To solve the problem, we will follow these steps: ### Step 1: Understand the scenario We have a ball of mass 'm' moving with a horizontal velocity 'v' that strikes a pendulum bob of mass 'm' at rest. After the collision, the ball sticks to the bob, and we need to find the height 'h' to which the combined mass rises. ### Step 2: Apply the conservation of momentum Before the collision, the momentum of the system is given by the moving ball: \[ \text{Initial momentum} = m \cdot v + m \cdot 0 = mv \] After the collision, the two masses stick together, so the total mass is \( m + m = 2m \). Let \( v' \) be the velocity of the combined mass after the collision.
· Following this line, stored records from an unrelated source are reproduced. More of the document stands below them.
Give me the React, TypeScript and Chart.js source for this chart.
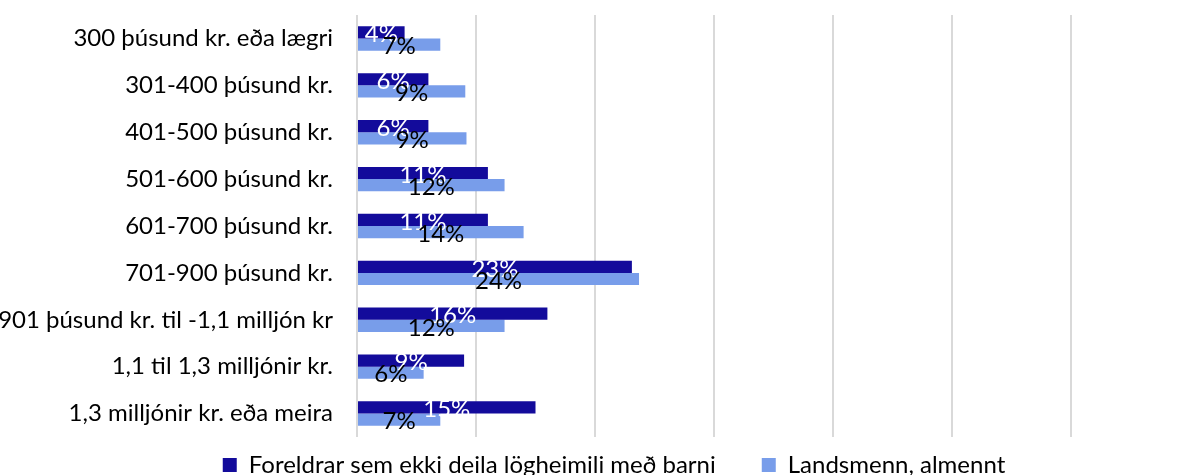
import React, { useEffect, useRef } from "react";
import { Chart, registerables } from "chart.js";

Chart.register(...registerables);

const categories = [
  "300 þúsund kr. eða lægri",
  "301-400 þúsund kr.",
  "401-500 þúsund kr.",
  "501-600 þúsund kr.",
  "601-700 þúsund kr.",
  "701-900 þúsund kr.",
  "901 þúsund kr. til -1,1 milljón kr",
  "1,1 til 1,3 milljónir kr.",
  "1,3 milljónir kr. eða meira",
];

const seriesNames = ["Foreldrar sem ekki deila lögheimili með barni", "Landsmenn, almennt"];

const parentsValues = [4.0, 6.0, 6.0, 11.0, 11.0, 23.1, 16.0, 9.0, 15.0];
const generalValues = [7.0, 9.1, 9.2, 12.4, 14.0, 23.7, 12.4, 5.6, 7.0];

const FONT = "Lato";

const labelPlugin = {
  id: "barLabels",
  afterLayout(chart: any) {
    if (chart.legend) {
      chart.legend.left = 41;
      chart.legend.right = 1187;
    }
  },
  afterDatasetsDraw(chart: any) {
    const ctx = chart.ctx;
    ctx.save();
    ctx.font = `24px ${FONT}`;
    ctx.textAlign = "center";
    ctx.textBaseline = "middle";
    chart.data.datasets.forEach((ds: any, di: number) => {
      const meta = chart.getDatasetMeta(di);
      ctx.fillStyle = di === 0 ? "#ffffff" : "#000000";
      meta.data.forEach((bar: any, i: number) => {
        const v = ds.data[i];
        const cx = (bar.x + bar.base) / 2;
        ctx.fillText(Math.round(v) + "%", cx, bar.y + 2);
      });
    });
    ctx.restore();
  },
};

export default function App() {
  const ref = useRef<HTMLCanvasElement>(null);
  useEffect(() => {
    document.body.style.margin = "0";
    const chart = new Chart(ref.current!, {
      type: "bar",
      data: {
        labels: categories,
        datasets: [
          {
            label: seriesNames[0],
            data: parentsValues,
            backgroundColor: "#130b9b",
            categoryPercentage: 0.52,
            barPercentage: 1,
          },
          {
            label: seriesNames[1],
            data: generalValues,
            backgroundColor: "#789dea",
            categoryPercentage: 0.52,
            barPercentage: 1,
          },
        ],
      },
      options: {
        indexAxis: "y",
        animation: false,
        responsive: false,
        maintainAspectRatio: false,
        layout: { padding: { top: 15, left: 0, right: 116, bottom: -12 } },
        scales: {
          x: {
            min: 0,
            max: 60,
            ticks: { display: false, stepSize: 10 },
            grid: { color: "#d9d9d9", lineWidth: 2, drawTicks: false },
            border: { display: false },
            afterFit: (s: any) => {
              s.height = 6;
              s.paddingLeft = 0;
              s.paddingRight = 0;
            },
          },
          y: {
            ticks: { color: "#000", font: { family: FONT, size: 24 }, padding: 24 },
            grid: { display: false, drawTicks: false },
            border: { display: false },
            afterFit: (s: any) => {
              s.width = 357;
              s.paddingTop = 0;
              s.paddingBottom = 0;
            },
          },
        },
        plugins: {
          legend: {
            position: "bottom",
            labels: {
              color: "#000",
              font: { family: FONT, size: 24 },
              boxWidth: 14,
              boxHeight: 14,
              padding: 10,
              generateLabels: (chart: any) => {
                const items = Chart.defaults.plugins.legend.labels.generateLabels(chart);
                return items.map((it: any, i: number) => ({
                  ...it,
                  lineWidth: 0,
                  text: i === 0 ? it.text + "\u2003\u2003" : it.text,
                }));
              },
            },
          },
          tooltip: { enabled: false },
        },
      },
      plugins: [labelPlugin],
    });
    return () => chart.destroy();
  }, []);
  return (
    <div style={{ width: 1187, height: 475 }}>
      <canvas ref={ref} width={1187} height={475} />
    </div>
  );
}
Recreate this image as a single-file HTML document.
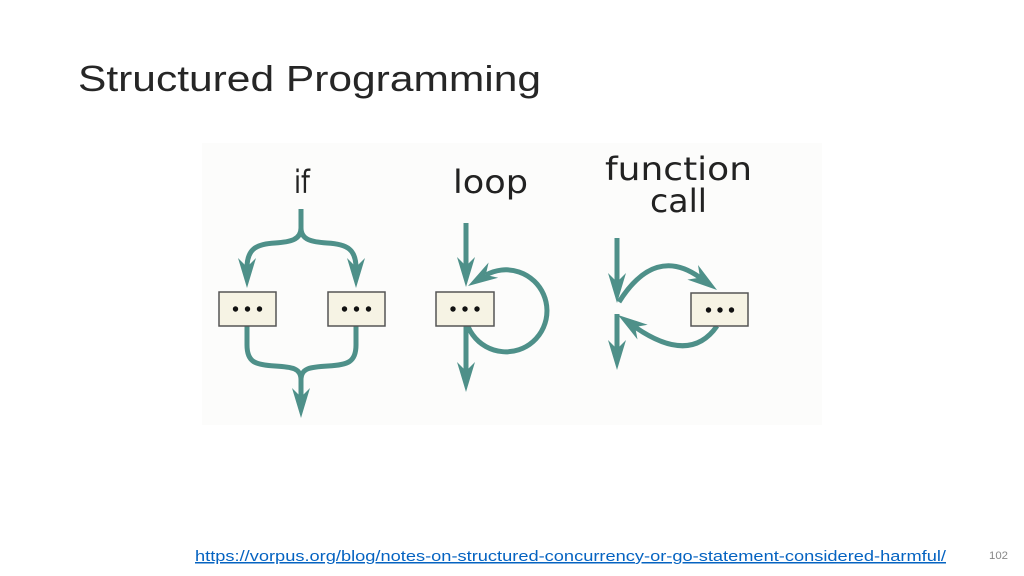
<!DOCTYPE html>
<html><head><meta charset="utf-8"><style>
html,body{margin:0;padding:0;background:#fff;}
svg{display:block;}
</style></head><body>
<svg width="1024" height="576" viewBox="0 0 1024 576" xmlns="http://www.w3.org/2000/svg">
<rect width="1024" height="576" fill="#ffffff"/>
<text x="78" y="91" font-family="Liberation Sans, sans-serif" font-size="36" fill="#262626" textLength="463" lengthAdjust="spacingAndGlyphs">Structured Programming</text>

<rect x="202" y="143" width="620" height="282" fill="#fcfcfb"/>

<g font-family="DejaVu Sans, sans-serif" font-size="32" fill="#222">
<text x="294" y="193" textLength="16" lengthAdjust="spacingAndGlyphs">if</text>
<text x="453" y="193" textLength="75" lengthAdjust="spacingAndGlyphs">loop</text>
<text x="605" y="180" textLength="147" lengthAdjust="spacingAndGlyphs">function</text>
<text x="650" y="212" textLength="57" lengthAdjust="spacingAndGlyphs">call</text>
</g>

<g fill="none" stroke="#4e9089" stroke-width="5" stroke-linecap="butt">
<path d="M301 209 L301 228 C301 240 290 242 275 243 C255 244 247 250 247 268"/>
<path d="M301 228 C301 240 312 242 327 243 C348 244 356 250 356 268"/>
<path d="M247 326 L247 345 C247 362 255 365 275 366 C292 367 301 368 301 380 L301 398"/>
<path d="M356 326 L356 345 C356 362 348 365 328 366 C310 367 301 368 301 380"/>
<path d="M466 223 L466 267"/>
<path d="M466 326 L466 372"/>
<path d="M466 320 A41 41 0 1 0 486 275"/>
<path d="M617 238 L617 283"/>
<path d="M617 314 L617 350"/>
<path d="M619 302 Q655 245 700 277.6"/>
<path d="M717 326 Q690 365 635 327"/>
</g>

<g fill="#4e9089">
<polygon points="247,288 238,258 247,267 256,258"/>
<polygon points="356,288 347,258 356,267 365,258"/>
<polygon points="301,418 292,388 301,397 310,388"/>
<polygon points="466,287 457,257 466,266 475,257"/>
<polygon points="466,392 457,362 466,371 475,362"/>
<polygon points="617,303 608,273 617,282 626,273"/>
<polygon points="617,370 608,340 617,349 626,340"/>
<polygon points="468,286 498.2,277.7 485.8,274.9 488.6,262.5"/>
<polygon points="717,290 687.4,279.6 700,277.6 698,265"/>
<polygon points="618,315 647.7,324.7 635.2,327 637.5,339.5"/>
</g>

<g fill="#f6f3e4" stroke="#555" stroke-width="1.5">
<rect x="219" y="292" width="57" height="34"/>
<rect x="328" y="292" width="57" height="34"/>
<rect x="436" y="292" width="58" height="34"/>
<rect x="691" y="293" width="57" height="33"/>
</g>
<g fill="#111">
<circle cx="235.5" cy="309" r="2.7"/><circle cx="247.5" cy="309" r="2.7"/><circle cx="259.5" cy="309" r="2.7"/>
<circle cx="344.5" cy="309" r="2.7"/><circle cx="356.5" cy="309" r="2.7"/><circle cx="368.5" cy="309" r="2.7"/>
<circle cx="453" cy="309" r="2.7"/><circle cx="465" cy="309" r="2.7"/><circle cx="477" cy="309" r="2.7"/>
<circle cx="708.5" cy="310" r="2.7"/><circle cx="720" cy="310" r="2.7"/><circle cx="731.5" cy="310" r="2.7"/>
</g>

<text x="195" y="561" font-family="Liberation Sans, sans-serif" font-size="15" fill="#0563c1" textLength="751" lengthAdjust="spacingAndGlyphs" text-decoration="underline">https://vorpus.org/blog/notes-on-structured-concurrency-or-go-statement-considered-harmful/</text>
<text x="989" y="559" font-family="Liberation Sans, sans-serif" font-size="11" fill="#898989" textLength="19" lengthAdjust="spacingAndGlyphs">102</text>
</svg>
</body></html>
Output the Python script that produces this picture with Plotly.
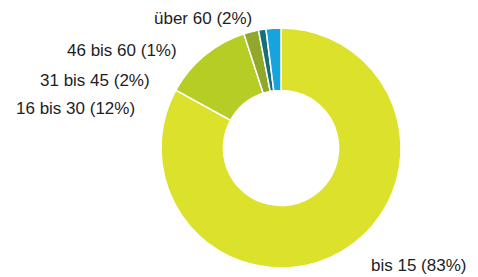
import plotly.graph_objects as go

labels = ["bis 15", "16 bis 30", "31 bis 45", "46 bis 60", "über 60"]
values = [83, 12, 2, 1, 2]
colors = ["#dce12b", "#b6cd26", "#90a92a", "#156f76", "#17a3dc"]

# label positions (paper coords)
label_x = [0.773, 0.029, 0.079, 0.136, 0.318]
label_y = [0.043, 0.610, 0.711, 0.819, 0.935]

fig = go.Figure(go.Pie(
    labels=labels,
    values=values,
    hole=0.48,
    sort=False,
    direction="clockwise",
    rotation=0,
    marker=dict(colors=colors, line=dict(color="white", width=1.5)),
    textinfo="none",
    hoverinfo="label+percent",
    domain=dict(x=[(281 - 120) / 478, (281 + 120) / 478],
                y=[9 / 277, 249 / 277]),
))

annotations = []
for lab, v, x, y in zip(labels, values, label_x, label_y):
    annotations.append(dict(
        text=f"{lab} ({v}%)", x=x, y=y, xref="paper", yref="paper",
        xanchor="left", yanchor="middle", showarrow=False,
        font=dict(family="Liberation Sans, Arial, sans-serif", size=17, color="#1e1e1e"),
    ))

fig.update_layout(
    width=478, height=277,
    margin=dict(l=0, r=0, t=0, b=0),
    paper_bgcolor="white", plot_bgcolor="white",
    showlegend=False,
    annotations=annotations,
)

fig.write_html("out.html", config={"displayModeBar": False},
               post_script="document.body.style.margin='0';")
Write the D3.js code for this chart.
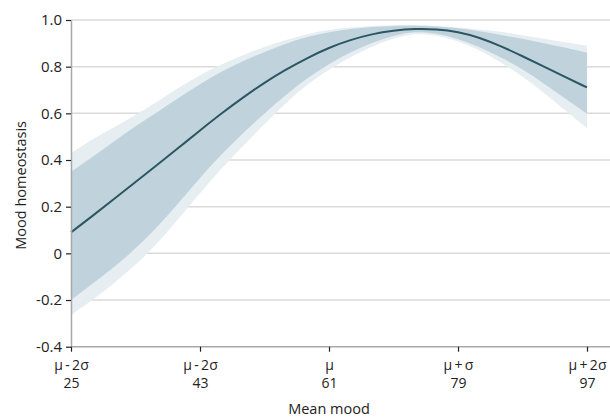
<!DOCTYPE html>
<meta charset="utf-8">
<script src="https://d3js.org/d3.v7.min.js"></script>
<style>
  body { margin: 0; background: #fff; }
  text { font-family: "Open Sans", sans-serif; fill: #222; }
</style>
<body>
  <div id="container"></div>
</body>
<script>
    // mean mood values (x), sampled every 3 points
    var meanMood = [25, 28, 31, 34, 37, 40, 43, 46, 49, 52, 55, 58, 61,
                    64, 67, 70, 73, 76, 79, 82, 85, 88, 91, 94, 97];
    // fitted mood homeostasis
    var fit = [0.09, 0.16, 0.233, 0.306, 0.378, 0.452, 0.527, 0.60, 0.668, 0.732, 0.788, 0.838, 0.882,
               0.915, 0.940, 0.955, 0.963, 0.961, 0.950, 0.925, 0.888, 0.845, 0.80, 0.755, 0.711];
    // inner interval
    var innerHi = [0.35, 0.413, 0.48, 0.545, 0.605, 0.666, 0.725, 0.78, 0.824, 0.864, 0.90, 0.928, 0.948,
                   0.962, 0.971, 0.975, 0.976, 0.973, 0.965, 0.952, 0.935, 0.92, 0.90, 0.882, 0.86];
    var innerLo = [-0.20, -0.13, -0.06, 0.02, 0.11, 0.215, 0.325, 0.425, 0.515, 0.60, 0.68, 0.752, 0.812,
                   0.862, 0.903, 0.933, 0.952, 0.943, 0.92, 0.885, 0.84, 0.79, 0.728, 0.662, 0.598];
    // outer interval
    var outerHi = [0.43, 0.49, 0.54, 0.592, 0.65, 0.709, 0.765, 0.81, 0.849, 0.886, 0.915, 0.94, 0.958,
                   0.968, 0.975, 0.978, 0.979, 0.975, 0.968, 0.96, 0.95, 0.935, 0.92, 0.905, 0.89];
    var outerLo = [-0.265, -0.20, -0.129, -0.05, 0.04, 0.148, 0.258, 0.365, 0.46, 0.555, 0.645, 0.725, 0.788,
                   0.842, 0.888, 0.921, 0.944, 0.935, 0.91, 0.872, 0.818, 0.758, 0.688, 0.612, 0.536];

    var xTicks = [25, 43, 61, 79, 97];
    var xTickNames = ["μ\u2009-\u20092σ", "μ\u2009-\u20092σ", "μ", "μ\u2009+\u2009σ", "μ\u2009+\u20092σ"];
    var yTicks = [-0.4, -0.2, 0, 0.2, 0.4, 0.6, 0.8, 1.0];

    var data = meanMood.map(function (m, i) {
      return {x: m, y: fit[i], ih: innerHi[i], il: innerLo[i], oh: outerHi[i], ol: outerLo[i]};
    });

    var margin = {top: 20, right: 23, bottom: 70, left: 71},
    width = 610 - margin.left - margin.right,
    height = 417 - margin.top - margin.bottom - 0.3;

    var svg = d3.select("#container")
    .append("svg")
    .attr("width", 610)
    .attr("height", 417)
    .append("g")
    .attr("transform", "translate(" + margin.left + "," + margin.top + ")");

    var x = d3.scaleLinear().domain([25, 97]).range([0, width]);
    var y = d3.scaleLinear().domain([-0.4, 1.0]).range([height, 0]);

    // gridlines
    svg.append("g")
      .selectAll("line")
      .data(yTicks.filter(function (d) { return d > -0.4; }))
      .enter()
      .append("line")
        .attr("x1", 0)
        .attr("x2", width + margin.right)
        .attr("y1", function (d) { return y(d); })
        .attr("y2", function (d) { return y(d); })
        .style("stroke", "#dadada")
        .style("stroke-width", 1.5);

    var curve = d3.curveBasis;

    // outer band
    svg.append("path")
      .datum(data)
      .attr("d", d3.area().curve(curve)
        .x(function (d) { return x(d.x); })
        .y0(function (d) { return y(d.ol); })
        .y1(function (d) { return y(d.oh); }))
      .style("fill", "#e6eef2");

    // inner band
    svg.append("path")
      .datum(data)
      .attr("d", d3.area().curve(curve)
        .x(function (d) { return x(d.x); })
        .y0(function (d) { return y(d.il); })
        .y1(function (d) { return y(d.ih); }))
      .style("fill", "#c0d3dc");

    // fitted line
    svg.append("path")
      .datum(data)
      .attr("d", d3.line().curve(d3.curveBasis)
        .x(function (d) { return x(d.x); })
        .y(function (d) { return y(d.y); }))
      .style("fill", "none")
      .style("stroke", "#2b5663")
      .style("stroke-width", 2);

    // Y axis
    var yAxis = svg.append("g")
      .call(d3.axisLeft(y).tickValues(yTicks).tickSize(5).tickSizeOuter(0)
        .tickFormat(function (d) { return d === 0 ? "0" : d.toFixed(1); }));
    yAxis.select(".domain").style("stroke", "#a8a8a8").style("stroke-width", 1.5);
    yAxis.selectAll(".tick line").style("stroke", "#222").style("stroke-width", 1.2);
    yAxis.selectAll(".tick text").attr("x", -9).style("font-size", "15px")
      .style("font-family", "Open Sans").style("fill", "#222");

    // X axis
    var xAxis = svg.append("g")
      .attr("transform", "translate(0," + height + ")")
      .call(d3.axisBottom(x).tickValues(xTicks).tickSize(5).tickSizeOuter(0).tickFormat(""));
    xAxis.select(".domain").attr("d", "M0,0H" + (width + margin.right))
      .style("stroke", "#a8a8a8").style("stroke-width", 1.5);
    xAxis.selectAll(".tick line").style("stroke", "#222").style("stroke-width", 1.2);
    xAxis.selectAll(".tick").each(function (d, i) {
      var g = d3.select(this);
      g.append("text")
        .attr("text-anchor", "middle")
        .attr("y", 23)
        .style("font-size", "14px")
        .text(xTickNames[i]);
      g.append("text")
        .attr("text-anchor", "middle")
        .attr("y", 41)
        .style("font-size", "14px")
        .text(d);
    });

    // X axis label
    svg.append("text")
      .attr("text-anchor", "middle")
      .attr("x", x(61))
      .attr("y", height + 67)
      .style("font-size", "14.5px")
      .text("Mean mood");

    // Y axis label
    svg.append("text")
      .attr("text-anchor", "middle")
      .attr("transform", "rotate(-90)")
      .attr("x", -height / 2 - 2)
      .attr("y", -45)
      .style("font-size", "14.5px")
      .text("Mood homeostasis");
</script>
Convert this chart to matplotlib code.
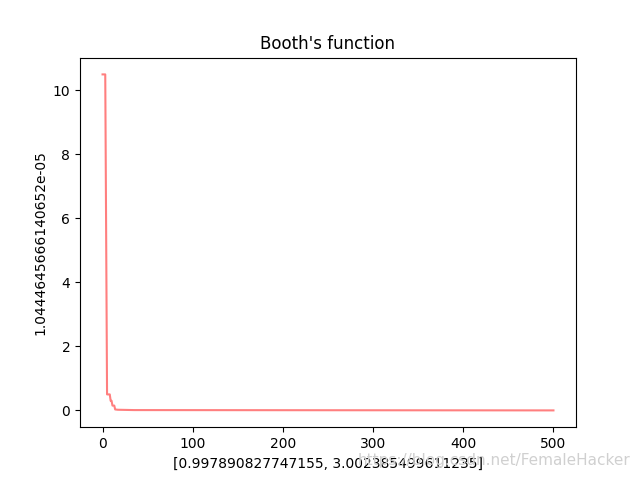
import matplotlib
matplotlib.use("Agg")
import matplotlib.pyplot as plt

iterations = [0, 3, 5, 8, 9, 10, 11, 13, 14, 17, 35, 500]
best_values = [10.5, 10.5, 0.5, 0.5, 0.3, 0.3, 0.15, 0.15, 0.03, 0.02, 0.01, 0.0]
title = "Booth's function"
xlabel = "[0.997890827747155, 3.002385499611235]"
ylabel = "1.0444645666140652e-05"

fig, ax = plt.subplots(figsize=(6.4, 4.8), dpi=100)
ax.plot(iterations, best_values, color='red', alpha=0.5, linewidth=1.5)
ax.set_title(title)
ax.set_xlabel(xlabel)
ax.set_ylabel(ylabel)
ax.set_xticks([0, 100, 200, 300, 400, 500])
ax.set_yticks([0, 2, 4, 6, 8, 10])
fig.text(0.985, 0.025, "https://blog.csdn.net/FemaleHacker", ha='right', va='bottom',
         color='#d0d0d0', fontsize=11)
fig.savefig("out.png")
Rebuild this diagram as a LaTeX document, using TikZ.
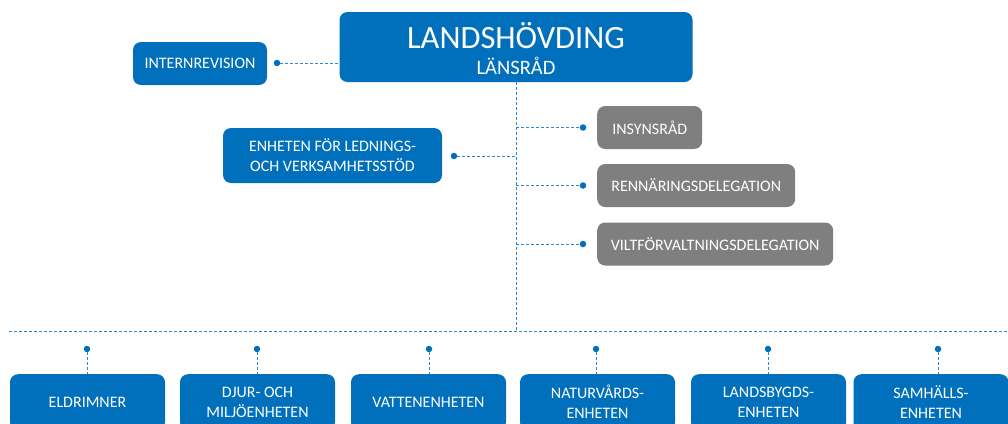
\documentclass[tikz,border=0pt]{standalone}
\usepackage{fontspec}
\setmainfont{Carlito}
\usetikzlibrary{positioning}
\definecolor{lstblue}{RGB}{0,112,188}
\definecolor{lstgray}{RGB}{127,127,127}
\definecolor{linkblue}{RGB}{40,135,205}
\tikzset{
  unit/.style={fill=lstblue, text=white, rounded corners=8pt, align=center,
    inner sep=0pt, font=\fontsize{16}{20}\selectfont},
  council/.style={unit, fill=lstgray, minimum height=43pt, anchor=west},
  link/.style={linkblue, dash pattern=on 3pt off 2pt, line width=1pt},
  dot/.style={circle, fill=lstblue, inner sep=0pt, minimum size=6.5pt},
}
\begin{document}
\begin{tikzpicture}[x=1pt, y=-1pt]
    \clip (0,0) rectangle (1008,423);
    % top
    \node[unit, minimum width=353pt, minimum height=70pt] (chief) at (516,47) {};
    \node[text=white, font=\fontsize{32.5}{32}\selectfont] at ([yshift=11pt]chief.center) {LANDSHÖVDING};
    \node[text=white, font=\fontsize{20.5}{20}\selectfont] at ([yshift=-19pt]chief.center) {LÄNSRÅD};
    \node[unit, minimum width=134pt, minimum height=43pt] (audit) at (200,63.5) {INTERNREVISION};
    \node[dot] (auditdot) at (277,63) {};
    \draw[link] (auditdot) -- (auditdot -| chief.west);
    \node[unit, minimum width=219pt, minimum height=55pt] (staff) at (332.5,155.5) {ENHETEN FÖR LEDNINGS-\\OCH VERKSAMHETSSTÖD};
    \node[dot] (staffdot) at (454,156) {};
    % councils
    \node[council, minimum width=105pt] (insyn) at (597,127.5) {INSYNSRÅD};
    \node[council, minimum width=198pt] (renn) at (597,185.5) {RENNÄRINGSDELEGATION};
    \node[council, minimum width=236pt] (vilt) at (597,244) {VILTFÖRVALTNINGSDELEGATION};
    \foreach \c in {insyn, renn, vilt}
        \node[dot] (\c dot) at ([xshift=-14pt]\c.west) {};
    % trunk and bus
    \coordinate (bus) at (chief.south |- 0,331);
    \coordinate (busL) at (9,331);
    \coordinate (busR) at (1008,331);
    \draw[link] (chief.south) -- (bus);
    \draw[link] (busL) -- (busR);
    \draw[link] (staffdot) -- (staffdot -| chief.south);
    \foreach \c in {insyn, renn, vilt}
        \draw[link] (\c dot -| chief.south) -- (\c dot);
    % units
    \foreach \x/\d/\name/\txt in {87.5/87/eld/ELDRIMNER, 257.5/257/djur/{DJUR- OCH\\MILJÖENHETEN},
        428.5/429/vatten/VATTENENHETEN, 597.5/596/natur/{NATURVÅRDS-\\ENHETEN},
        768.5/768/bygd/{LANDSBYGDS-\\ENHETEN}, 931/938/samh/{SAMHÄLLS-\\ENHETEN}} {
        \node[unit, minimum width=155pt, minimum height=56pt, anchor=north] (\name) at (\x,374) {\txt};
        \node[dot] (\name dot) at (\d,349) {};
        \draw[link] (\name dot) -- (\name dot |- \name.north);
    }
\end{tikzpicture}
\end{document}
By the conservation of momentum: \[ mv = (m + m) v' \] \[ mv = 2m v' \] ### Step 3: Solve for the velocity after the collision Dividing both sides by \( 2m \): \[ v' = \frac{v}{2} \] ### Step 4: Use energy conservation to find the height After the collision, the kinetic energy of the combined mass is converted into potential energy at the maximum height 'h'. The kinetic energy just after the collision is: \[ KE = \frac{1}{2} (2m) (v')^2 = m (v')^2 = m \left(\frac{v}{2}\right)^2 = m \cdot \frac{v^2}{4} \] The potential energy at height 'h' is given by: \[ PE = (2m)gh = 2mgh \] Setting the kinetic energy equal to the potential energy: \[ m \cdot \frac{v^2}{4} = 2mgh \] ### Step 5: Simplify and solve for 'h' Dividing both sides by \( m \): \[ \frac{v^2}{4} = 2gh \] Now, divide both sides by 2g: \[ h = \frac{v^2}{8g} \] ### Final Answer The height to which the combined mass rises is: \[ h = \frac{v^2}{8g} \]